April 26, 2024

The 70s 80s 90s Blog

Three Decades of History with TV historian Tony McMahon

Toxteth riots: Liverpool University attacked

3 min read
After the Toxteth riots, Liverpool University decided to invite Chief Constable Kenneth Oxford to address the Law Society leading to a protest
Toxteth riot 1981

In the aftermath of the Toxteth riots, Liverpool University became the target of community anger over a decision to invite Chief Constable Kenneth Oxford to speak on the campus.

The Law Society took the decision to have Oxford address law students at the Moot Room. This was a part of the university precinct that bordered right on to Toxteth. So the local community organisations didn’t have to walk very far to make their feelings known.

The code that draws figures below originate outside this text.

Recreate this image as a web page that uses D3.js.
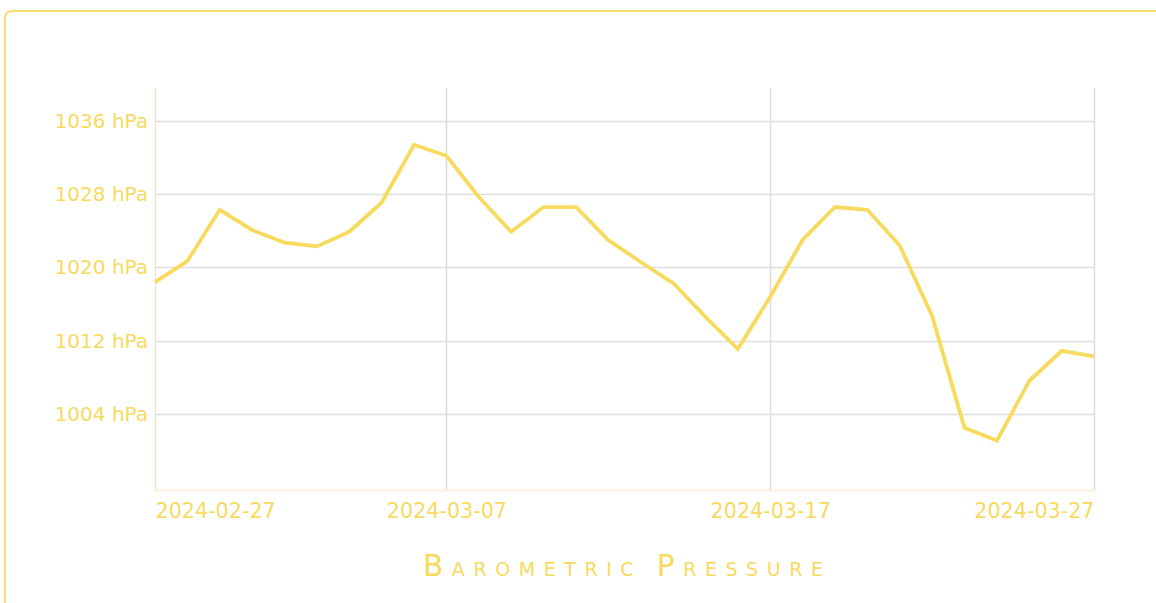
<!DOCTYPE html>
<html>
<head>
<meta charset="utf-8">
<script src="https://cdn.jsdelivr.net/npm/d3@7"></script>
<style>
  html, body { margin: 0; padding: 0; background: #fff; overflow: hidden; }
  text { font-family: "DejaVu Sans", Verdana, sans-serif; }
</style>
</head>
<body>
<svg id="chart" width="1156" height="603"></svg>
<script>
// data
const dates = [
  "2024-02-27","2024-02-28","2024-02-29","2024-03-01","2024-03-02","2024-03-03",
  "2024-03-04","2024-03-05","2024-03-06","2024-03-07","2024-03-08","2024-03-09",
  "2024-03-10","2024-03-11","2024-03-12","2024-03-13","2024-03-14","2024-03-15",
  "2024-03-16","2024-03-17","2024-03-18","2024-03-19","2024-03-20","2024-03-21",
  "2024-03-22","2024-03-23","2024-03-24","2024-03-25","2024-03-26","2024-03-27"
];
const pressure = [
  1018.4, 1020.7, 1026.3, 1024.1, 1022.7, 1022.3,
  1023.9, 1027.1, 1033.4, 1032.2, 1027.7, 1023.9,
  1026.6, 1026.6, 1023.0, 1020.6, 1018.3, 1014.6,
  1011.1, 1016.8, 1023.0, 1026.6, 1026.3, 1022.4,
  1014.7, 1002.5, 1001.1, 1007.6, 1010.9, 1010.3
];
const yTicks = [1004, 1012, 1020, 1028, 1036];
const xTicks = ["2024-02-27", "2024-03-07", "2024-03-17", "2024-03-27"];
const title = "Barometric Pressure";

const parse = d3.timeParse("%Y-%m-%d");
const fmt = d3.timeFormat("%Y-%m-%d");
const data = dates.map((d, i) => ({ date: parse(d), value: pressure[i] }));

const yellow = "#f7da5e";
const svg = d3.select("#chart");

// outer card border (runs off the right / bottom edge)
svg.append("rect")
  .attr("x", 5).attr("y", 11)
  .attr("width", 1200).attr("height", 700)
  .attr("rx", 7)
  .attr("fill", "none")
  .attr("stroke", "#f9de6c")
  .attr("stroke-width", 2);

const plotL = 155, plotR = 1094, plotT = 88, plotB = 490;

const x = d3.scaleTime()
  .domain(d3.extent(data, d => d.date))
  .range([plotL, plotR]);

const y = d3.scaleLinear()
  .domain([995.7, 1039.6])
  .range([plotB, plotT]);

// horizontal grid
svg.append("g")
  .selectAll("line")
  .data(yTicks)
  .enter()
  .append("line")
  .attr("x1", plotL).attr("x2", plotR)
  .attr("y1", d => Math.round(y(d)) + 0.5)
  .attr("y2", d => Math.round(y(d)) + 0.5)
  .attr("stroke", "#dedede")
  .attr("stroke-width", 1.5);

// vertical grid
svg.append("g")
  .selectAll("line")
  .data(xTicks.slice(1))
  .enter()
  .append("line")
  .attr("x1", d => Math.round(x(parse(d))) + 0.5)
  .attr("x2", d => Math.round(x(parse(d))) + 0.5)
  .attr("y1", plotT).attr("y2", plotB)
  .attr("stroke", "#dcdcdc")
  .attr("stroke-width", 1.5);

// y axis
const yAxis = svg.append("g")
  .attr("transform", `translate(${plotL},0)`)
  .call(d3.axisLeft(y).tickValues(yTicks).tickSize(0).tickPadding(7)
    .tickFormat(d => `${d} hPa`));
yAxis.select(".domain")
  .attr("d", `M0.5,${plotT}V${plotB}`)
  .attr("stroke", "#ece5cd")
  .attr("stroke-width", 1.5);
yAxis.selectAll("text")
  .attr("fill", yellow)
  .style("font-size", "20px");

// x axis
const xAxis = svg.append("g")
  .attr("transform", `translate(0,${plotB})`)
  .call(d3.axisBottom(x).tickValues(xTicks.map(parse)).tickSize(0).tickPadding(10)
    .tickFormat(fmt));
xAxis.select(".domain")
  .attr("d", `M${plotL},0.5H${plotR}`)
  .attr("stroke", "#faf3da")
  .attr("stroke-width", 2);
xAxis.selectAll("text")
  .attr("fill", yellow)
  .attr("dy", "0.85em")
  .style("font-size", "20.7px")
  .attr("text-anchor", (d, i, n) => i === 0 ? "start" : (i === n.length - 1 ? "end" : "middle"));

// line
const line = d3.line()
  .x(d => x(d.date))
  .y(d => y(d.value));

svg.append("path")
  .datum(data)
  .attr("d", line)
  .attr("fill", "none")
  .attr("stroke", yellow)
  .attr("stroke-width", 3.8)
  .attr("stroke-linejoin", "miter");

// title, drawn as small caps: big initial letters, small uppercase rest
const titleText = svg.append("text")
  .attr("x", 423)
  .attr("y", 576)
  .attr("text-anchor", "start")
  .attr("textLength", 400)
  .attr("lengthAdjust", "spacing")
  .attr("fill", yellow);

title.split(" ").forEach((word, wi) => {
  if (wi > 0) titleText.append("tspan").style("font-size", "19px").text(" ");
  titleText.append("tspan").style("font-size", "29.5px").text(word[0].toUpperCase());
  titleText.append("tspan").style("font-size", "19px").text(word.slice(1).toUpperCase());
});
</script>
</body>
</html>
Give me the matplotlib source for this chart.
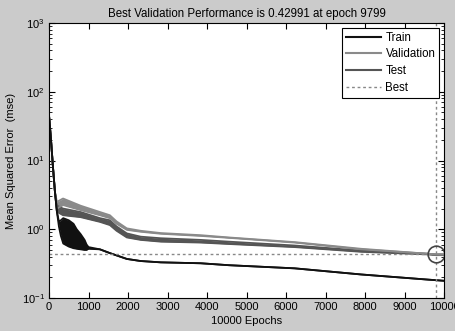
import matplotlib
matplotlib.use("Agg")
import matplotlib.pyplot as plt
from matplotlib.ticker import LogLocator, MultipleLocator

plt.rcParams['font.family'] = ['Liberation Sans', 'DejaVu Sans']
plt.rcParams['mathtext.fontset'] = 'custom'
plt.rcParams['mathtext.rm'] = 'Liberation Sans'
plt.rcParams['mathtext.it'] = 'Liberation Sans'

# values (upper / lower edge of each trace)
train_epochs = [0, 50, 100, 150, 200, 250, 300, 360, 500, 620, 700, 800, 900, 950, 1000,
                1290, 1540, 1970, 2320, 2830, 3840, 4550, 6220, 7900, 9600, 10000]
train_hi = [45, 20, 8, 3.5, 1.8, 1.3, 1.35, 1.45, 1.35, 1.2, 1.0, 0.85, 0.7, 0.6, 0.55,
            0.51, 0.45, 0.37, 0.345, 0.33, 0.32, 0.30, 0.27, 0.22, 0.185, 0.178]
train_lo = [45, 20, 8, 3.5, 1.8, 1.1, 0.8, 0.62, 0.56, 0.53, 0.52, 0.51, 0.5, 0.5, 0.52,
            0.51, 0.45, 0.37, 0.345, 0.33, 0.32, 0.30, 0.27, 0.22, 0.185, 0.178]

val_epochs = [0, 50, 100, 150, 200, 355, 800, 1290, 1540, 1710, 1970, 2320, 2830, 3840,
              4550, 6220, 7900, 9600, 9799, 10000]
val_hi = [45, 20, 8, 3.5, 2.5, 2.8, 2.2, 1.78, 1.6, 1.3, 1.03, 0.95, 0.88, 0.82,
          0.76, 0.65, 0.52, 0.44, 0.43, 0.43]
val_lo = [45, 20, 8, 3.5, 2.0, 2.25, 1.9, 1.6, 1.45, 1.2, 0.98, 0.92, 0.86, 0.80,
          0.75, 0.64, 0.51, 0.44, 0.43, 0.43]

test_epochs = [0, 50, 100, 150, 200, 355, 800, 1290, 1540, 1710, 1970, 2320, 2830, 3840,
               4550, 6220, 7900, 9600, 9799, 10000]
test_hi = [45, 20, 8, 3.5, 2.2, 2.0, 1.78, 1.45, 1.35, 1.1, 0.87, 0.78, 0.74, 0.70,
           0.66, 0.58, 0.49, 0.44, 0.43, 0.43]
test_lo = [45, 20, 8, 3.5, 1.8, 1.6, 1.5, 1.28, 1.15, 0.95, 0.76, 0.70, 0.66, 0.64,
           0.61, 0.55, 0.47, 0.43, 0.42, 0.42]

best_epoch = 9799
best_perf = 0.42991

fig = plt.figure(figsize=(4.56, 3.31), dpi=100, facecolor='#cbcbcb')
ax = fig.add_axes([0.1075, 0.0997, 0.8662, 0.8308])
ax.set_facecolor('white')

series = [
    ('Train', train_epochs, train_hi, train_lo, '#111111'),
    ('Validation', val_epochs, val_hi, val_lo, '#8a8a8a'),
    ('Test', test_epochs, test_hi, test_lo, '#555555'),
]
# draw test below validation like the original
for name, ep, hi, lo, col in [series[2], series[1], series[0]]:
    ax.fill_between(ep, lo, hi, color=col, linewidth=0)
    ax.plot(ep, hi, color=col, lw=1.3)
    ax.plot(ep, lo, color=col, lw=1.3)

handles = []
for name, ep, hi, lo, col in series:
    handles.append(plt.Line2D([], [], color=col, lw=1.5, label=name))
ax.axhline(best_perf, color='#888888', ls=(0, (2, 2)), lw=1)
ax.axvline(best_epoch, color='#888888', ls=(0, (2, 2)), lw=1)
handles.append(plt.Line2D([], [], color='#888888', ls=(0, (2, 2)), lw=1, label='Best'))
ax.plot([best_epoch], [best_perf], 'o', mfc='none', mec='#444444', ms=12, mew=1.2)

ax.set_yscale('log')
ax.set_xlim(0, 10000)
ax.set_ylim(0.1, 1000)
ax.xaxis.set_major_locator(MultipleLocator(1000))
ax.yaxis.set_major_locator(LogLocator(base=10, numticks=10))
ax.tick_params(which='both', direction='in', top=True, right=True, labelsize=8, pad=3)
ax.tick_params(which='major', length=4)
ax.tick_params(which='minor', length=2)
for s in ax.spines.values():
    s.set_linewidth(0.8)

ax.set_title('Best Validation Performance is 0.42991 at epoch 9799', fontsize=8.3, pad=4)
ax.set_xlabel('10000 Epochs', fontsize=8, labelpad=3)
ax.set_ylabel('Mean Squared Error  (mse)', fontsize=8, labelpad=4)

leg = ax.legend(handles=handles, loc='upper right', fontsize=8.3, fancybox=False,
                edgecolor='black', framealpha=1, borderaxespad=0.4, handlelength=3.0,
                labelspacing=0.42, borderpad=0.35, handletextpad=0.4)
leg.get_frame().set_linewidth(0.8)

fig.savefig('out.png', dpi=100, facecolor=fig.get_facecolor())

We had all arrived at the university for the new term of 1981/82 with full knowledge of the violence that had gripped Toxteth during the riots. Coming in from the halls of residence on the college bus, you couldn’t miss the widespread damage along Upper Parliament Street and down the side streets. I certainly didn’t!

Kenneth Oxford and the Toxteth riots

Kenneth Oxford was a taciturn figure whose relationship with Toxteth and the local Labour Party – which would soon take over the city council – was dire. Quotes attributed to him, that he denied, suggested he had a less than sympathetic view of the ethnic minorities living in Toxteth.

The university was, it must be said, much more socially exclusive in the early 1980s. There were BAME students but the balance was still overwhelmingly middle-class and white. A much lower percentage of the population went into university education at that time. This might, in part, explain a certain insensitivity towards holding such an event at that time.

Before Oxford spoke, a spokeswoman from the Liverpool 8 Defence Committee was allowed to make a statement.  She proposed that Oxford be turned away because he was responsible for the ‘murder’ of David Moore (a disabled youth who died during the riots after being hit by a police van), the use of CS gas (first time on the British mainland – it had been used in Northern Ireland) and the report he himself had done on the riots was, the spokeswoman opined, a ‘whitewash’.  Her motion was rejected “with a loud ‘no’ from the floor” and no vote needed to be taken.

Oxford got on with his speech saying that the police didn’t go out of their way to recruit racists and he felt the main problem facing him was a lack of finance and the attitude of the community.  It was noted that he didn’t think there was anything seriously wrong within the force itself.

DISCOVER: July 1981 – when Britain went a bit mad

Toxteth riots aftermath at the university

He hadn’t concluded his remarks when about thirty members of the L8DC burst in to the Moot Room, where the meeting was being held, screaming “Fucking burn the police!”, “Fucking University”, “Burn the Place Down!” and “Students are guests in this city”.  Carl Chapman, vice-president of the Law Society, tried to encourage the protestors to leave but only when Oxford himself departed early, did the room empty out.

Buildings around the precinct were subsequently daubed with comments to the effect that the student body was racist.  This wasn’t the only time that the university was subject to spray can comments from locals.  Professor Patrick Minford in the Economics Department was one of Thatcher’s key advisers and his call for massive public expenditure cuts met with a graffiti response in jumbo-sized letters all over the faculty exterior.